Monday, November 14, 2011
Capitol Reef Trip 10-13 November 2011
One thing that makes the station so unique is the fact that is is self sufficient for ta majority of its consumption needs. It relies on a solar panel bank for it's electric needs, and can draw water from a local creek for water. The buildings were designed to use passive solar to assist in the heating of the buildings, and they were able to stay 20-30 degrees warmer than outside temperatures without additional heating. With a small propane heater, the buildings stayed quite comfortable for the time I stayed there. Jane, the station caretaker, shared how the buildings use a passive cooling design with windows and heat towers in each of the buildings that allow them to remain cool even in the hot desert summers of Southern Utah, without any power to assist in the cooling.
Aside from the Field Station, there is so much to do and see within the Park. A quick trip to the visitor center to learn about the local history, both prehistoric and modern, can give you a start. A walk in the area of the visitor center can allow you to take in the views of the historic pioneer village and orchards. If you visit in the main season, take a swing by the Ripple Rock Nature Center, especially if you have young ones with you. There are a number of hikes in the area that you can take, and I won't share them all, because finding which ones to take is part of your job in planning your own adventures.
With my friends, we visited the petroglyphs carved by the Fremont Indians that are located near the road, as well as the historic Fruita School House. A short way up the road, we parked at the trail head and went on a hike to Hickman Natural Bridge. Carved by running water over thousands of years, it towers over the wash where it formed. Our group took a few minutes after some scrambling to the top to reflect on the beauty and quiet that can only be found now in places like the national parks.

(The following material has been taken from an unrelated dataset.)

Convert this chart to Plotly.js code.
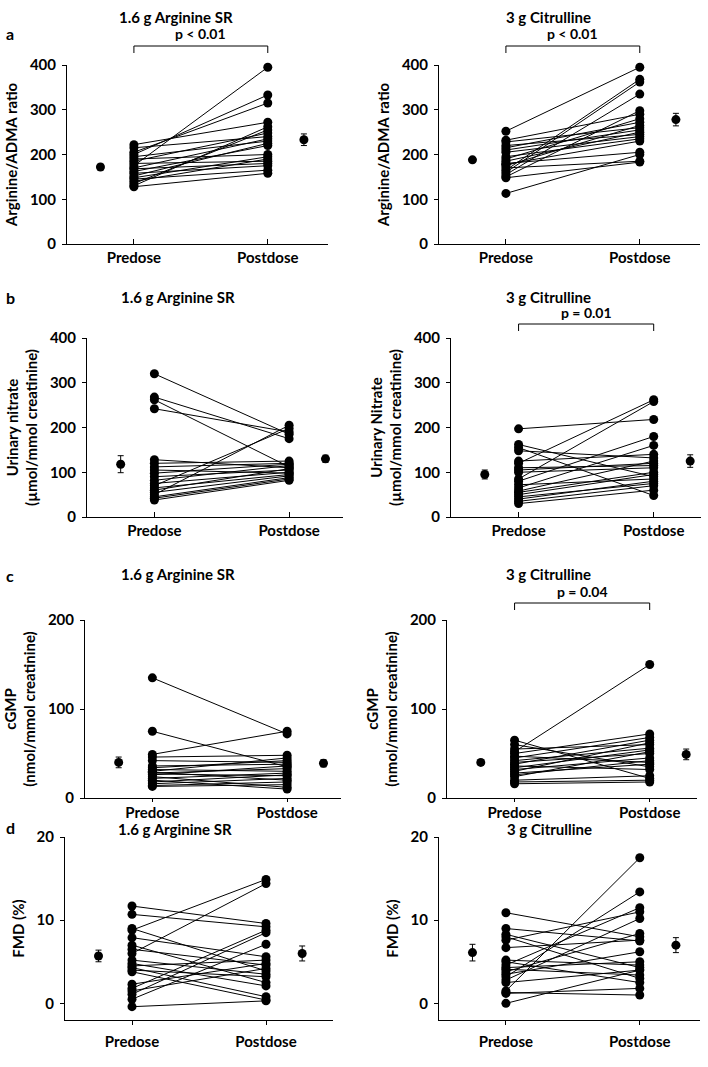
<!DOCTYPE html>
<html>
<head>
<meta charset="utf-8">
<script src="https://cdn.plot.ly/plotly-3.0.1.min.js"></script>
<style>html,body{margin:0;padding:0;background:#fff}#chart{width:708px;height:1067px}</style>
</head>
<body>
<div id="chart"></div>
<script>
// ---------- data ----------
const timeLabels = ['Predose', 'Postdose'];
const treatments = ['1.6 g Arginine SR', '3 g Citrulline'];
const panelLetters = ['a', 'b', 'c', 'd'];

// Arginine/ADMA ratio
const ratioArgPre  = [175, 200, 205, 222, 215, 130, 135, 195, 190, 185, 180, 170, 168, 162, 158, 152, 148, 145, 140, 128];
const ratioArgPost = [395, 333, 315, 272, 240, 262, 255, 230, 200, 248, 185, 235, 180, 220, 175, 225, 195, 165, 190, 158];
const ratioCitPre  = [252, 232, 228, 220, 215, 210, 205, 195, 190, 185, 180, 178, 175, 170, 165, 160, 155, 150, 148, 113];
const ratioCitPost = [395, 290, 260, 245, 272, 255, 240, 235, 280, 250, 205, 230, 265, 185, 368, 362, 335, 298, 183, 200];

// Urinary nitrate (umol/mmol creatinine)
const nitrateArgPre  = [320, 268, 262, 242, 128, 120, 112, 105, 98, 90, 82, 75, 70, 65, 60, 55, 50, 45, 42, 38];
const nitrateArgPost = [185, 175, 112, 190, 110, 125, 120, 98, 118, 105, 115, 100, 198, 95, 108, 92, 205, 88, 85, 82];
const nitrateCitPre  = [197, 162, 155, 148, 125, 120, 110, 105, 100, 85, 80, 72, 65, 58, 55, 50, 45, 40, 35, 30];
const nitrateCitPost = [218, 90, 48, 132, 140, 262, 115, 120, 110, 258, 180, 85, 160, 125, 100, 95, 75, 80, 70, 60];

// cGMP (nmol/mmol creatinine)
const cgmpArgPre  = [135, 75, 49, 46, 42, 36, 34, 32, 30, 29, 28, 27, 26, 24, 22, 20, 18, 16, 14, 13];
const cgmpArgPost = [72, 35, 75, 48, 40, 38, 42, 30, 45, 20, 33, 25, 36, 12, 28, 10, 26, 22, 18, 15];
const cgmpCitPre  = [65, 60, 55, 52, 50, 47, 45, 42, 40, 38, 36, 34, 32, 30, 28, 26, 24, 20, 18, 16];
const cgmpCitPost = [22, 35, 60, 150, 72, 40, 68, 56, 50, 65, 32, 54, 45, 62, 38, 42, 52, 25, 20, 18];

// FMD (%)
const fmdArgPre  = [11.7, 10.7, 9.0, 8.8, 7.9, 7.0, 6.5, 6.0, 5.2, 4.8, 4.5, 4.3, 4.0, 3.8, 2.3, 1.8, 1.5, 1.1, 0.5, -0.4];
const fmdArgPost = [9.6, 9.2, 3.9, 14.9, 5.6, 2.5, 4.6, 14.4, 3.5, 2.1, 5.2, 0.8, 3.2, 0.4, 4.8, 8.8, 4.2, 8.5, 7.1, 0.3];
const fmdCitPre  = [10.9, 9.0, 8.3, 8.0, 7.6, 6.7, 5.2, 5.0, 4.6, 4.3, 4.1, 3.8, 3.5, 3.2, 2.8, 2.5, 1.5, 1.3, 1.2, 0.0];
const fmdCitPost = [8.0, 7.5, 4.3, 3.0, 11.0, 7.6, 4.6, 2.5, 11.5, 5.0, 3.4, 8.4, 6.2, 13.4, 10.2, 4.0, 17.5, 1.0, 1.8, 4.0];

// group mean +/- SE (panel order: a-left, a-right, b-left, b-right, c-left, c-right, d-left, d-right)
const meanPre  = [172, 188, 118, 95, 40, 40, 5.7, 6.1];
const sePre    = [6, 5, 19, 10, 6, 3, 0.7, 1.0];
const meanPost = [233, 278, 130, 125, 39, 49, 6.0, 7.0];
const sePost   = [13, 14, 8, 14, 4, 6, 0.9, 0.9];

const pValues = ['p < 0.01', 'p < 0.01', null, 'p = 0.01', null, 'p = 0.04', null, null];

const yTitles = [
  'Arginine/ADMA ratio', 'Arginine/ADMA ratio',
  'Urinary nitrate<br>(µmol/mmol creatinine)', 'Urinary Nitrate<br>(µmol/mmol creatinine)',
  'cGMP<br>(nmol/mmol creatinine)', 'cGMP<br>(nmol/mmol creatinine)',
  'FMD (%)', 'FMD (%)'
];
const yTicks = [[0,100,200,300,400],[0,100,200,300,400],[0,100,200,300,400],[0,100,200,300,400],[0,100,200],[0,100,200],[0,10,20],[0,10,20]];

const preSets  = [ratioArgPre, ratioCitPre, nitrateArgPre, nitrateCitPre, cgmpArgPre, cgmpCitPre, fmdArgPre, fmdCitPre];
const postSets = [ratioArgPost, ratioCitPost, nitrateArgPost, nitrateCitPost, cgmpArgPost, cgmpCitPost, fmdArgPost, fmdCitPost];

// ---------- layout geometry (pixels) ----------
const W = 708, H = 1067;
const geom = [
  {x:[67,328],  y:[65,244],   xr:[0.5,2.45], yr:[0,400], tick:'inside',  tl:5, so:0},
  {x:[439,700], y:[65,244],   xr:[0.5,2.45], yr:[0,400], tick:'inside',  tl:5, so:0},
  {x:[87,343],  y:[338,517],  xr:[0.5,2.4],  yr:[0,400], tick:'inside',  tl:5, so:0},
  {x:[451,701], y:[338,517],  xr:[0.5,2.35], yr:[0,400], tick:'inside',  tl:5, so:0},
  {x:[85,341],  y:[620,798],  xr:[0.5,2.4],  yr:[0,200], tick:'outside', tl:3, so:-2},
  {x:[447,697], y:[620,798],  xr:[0.5,2.35], yr:[0,200], tick:'outside', tl:3, so:-2},
  {x:[65,333],  y:[837,1020], xr:[0.5,2.5],  yr:[-2,20], tick:'outside', tl:4, so:4},
  {x:[439,700], y:[837,1020], xr:[0.5,2.45], yr:[-2,20], tick:'outside', tl:4, so:4}
];
const titleY = [17, 297, 574, 829];
const letterY = [33, 297, 575, 827];
const titleX = [[176, 548], [178, 548], [178, 548], [175, 549]];
const bracket = {0:{line:46, text:34}, 1:{line:46, text:34}, 3:{line:324, text:312}, 5:{line:603, text:591}};
const MEAN_PRE_X = 0.75, MEAN_POST_X = 2.27;

const FONT = 'Lato, "Open Sans", sans-serif';
const px2x = p => p / W;
const px2y = p => 1 - p / H;

const traces = [];
const layout = {
  width: W, height: H,
  margin: {l:0, r:0, t:0, b:0},
  paper_bgcolor: '#fff', plot_bgcolor: '#fff',
  showlegend: false,
  font: {family: FONT, size: 15, color: '#000', weight: 'bold'},
  annotations: [], shapes: []
};

geom.forEach((g, i) => {
  const n = i + 1;
  const xa = n === 1 ? 'x' : 'x' + n;
  const ya = n === 1 ? 'y' : 'y' + n;
  const pre = preSets[i], post = postSets[i];

  // paired lines
  const lx = [], ly = [];
  pre.forEach((v, k) => { lx.push(1, 2, null); ly.push(v, post[k], null); });
  traces.push({type:'scatter', mode:'lines', x:lx, y:ly, xaxis:xa, yaxis:ya,
    line:{color:'#000', width:1}, hoverinfo:'skip'});
  // individual points
  traces.push({type:'scatter', mode:'markers',
    x: pre.map(() => 1).concat(post.map(() => 2)), y: pre.concat(post),
    xaxis:xa, yaxis:ya, marker:{color:'#000', size:9}, cliponaxis:false});
  // means +/- SE
  traces.push({type:'scatter', mode:'markers', x:[MEAN_PRE_X, MEAN_POST_X], y:[meanPre[i], meanPost[i]],
    xaxis:xa, yaxis:ya, marker:{color:'#000', size:9},
    error_y:{type:'data', array:[sePre[i], sePost[i]], color:'#000', thickness:1, width:3}});

  const axBase = {showgrid:false, zeroline:false, showline:true, linecolor:'#000', linewidth:1,
    ticks:'outside', ticklen:5, tickcolor:'#000', tickwidth:1,
    tickfont:{family:FONT, size:15, color:'#000', weight:'bold'}};
  layout['xaxis' + (n === 1 ? '' : n)] = Object.assign({}, axBase, {
    domain:[px2x(g.x[0]), px2x(g.x[1])], range:g.xr, anchor:ya,
    tickvals:[1, 2], ticktext:timeLabels, ticks:g.tick, ticklen:g.tl, ticklabelstandoff:g.so, fixedrange:true});
  layout['yaxis' + (n === 1 ? '' : n)] = Object.assign({}, axBase, {
    domain:[px2y(g.y[1]), px2y(g.y[0])], range:g.yr, anchor:xa,
    tickvals:yTicks[i], ticklen:4, ticklabelstandoff:3,
    title:{text:yTitles[i], font:{family:FONT, size:15, color:'#000', weight:'bold'}, standoff:8}});

  // significance bracket
  if (pValues[i]) {
    const b = bracket[i];
    const yl = px2y(b.line), yt = px2y(b.line + 7);
    layout.shapes.push(
      {type:'line', xref:xa, yref:'paper', x0:1, x1:2, y0:yl, y1:yl, line:{color:'#000', width:1}},
      {type:'line', xref:xa, yref:'paper', x0:1, x1:1, y0:yl, y1:yt, line:{color:'#000', width:1}},
      {type:'line', xref:xa, yref:'paper', x0:2, x1:2, y0:yl, y1:yt, line:{color:'#000', width:1}});
    layout.annotations.push({xref:xa, yref:'paper', x:1.5, y:px2y(b.text), text:pValues[i],
      showarrow:false, xanchor:'center', yanchor:'middle',
      font:{family:FONT, size:14, color:'#000', weight:'bold'}});
  }
});

// panel titles and letters
titleY.forEach((ty, r) => {
  treatments.forEach((t, c) => {
    layout.annotations.push({xref:'paper', yref:'paper', x:px2x(titleX[r][c]), y:px2y(ty), text:t,
      showarrow:false, xanchor:'center', yanchor:'middle',
      font:{family:FONT, size:15, color:'#000', weight:'bold'}});
  });
  layout.annotations.push({xref:'paper', yref:'paper', x:px2x(4), y:px2y(letterY[r]), text:panelLetters[r],
    showarrow:false, xanchor:'left', yanchor:'middle',
    font:{family:FONT, size:16, color:'#000', weight:'bold'}});
});

Plotly.newPlot('chart', traces, layout, {staticPlot:true, displayModeBar:false});
</script>
</body>
</html>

We also took the Cohab Canyon Trail, located near the visitor center, and had a wonderful time working on some basic canyoneering skills in a small side slot canyon. After journeying a bit farther, we returned to the station. The rest of the trip was involved in classwork and discussion, and some games at night. I learned that some people have the odds to make it in Vegas at the poker tables, and that poker is not my game. But the desert is defiantly my home, and I can't think what I will do if I had to live without the outdoors to refresh me.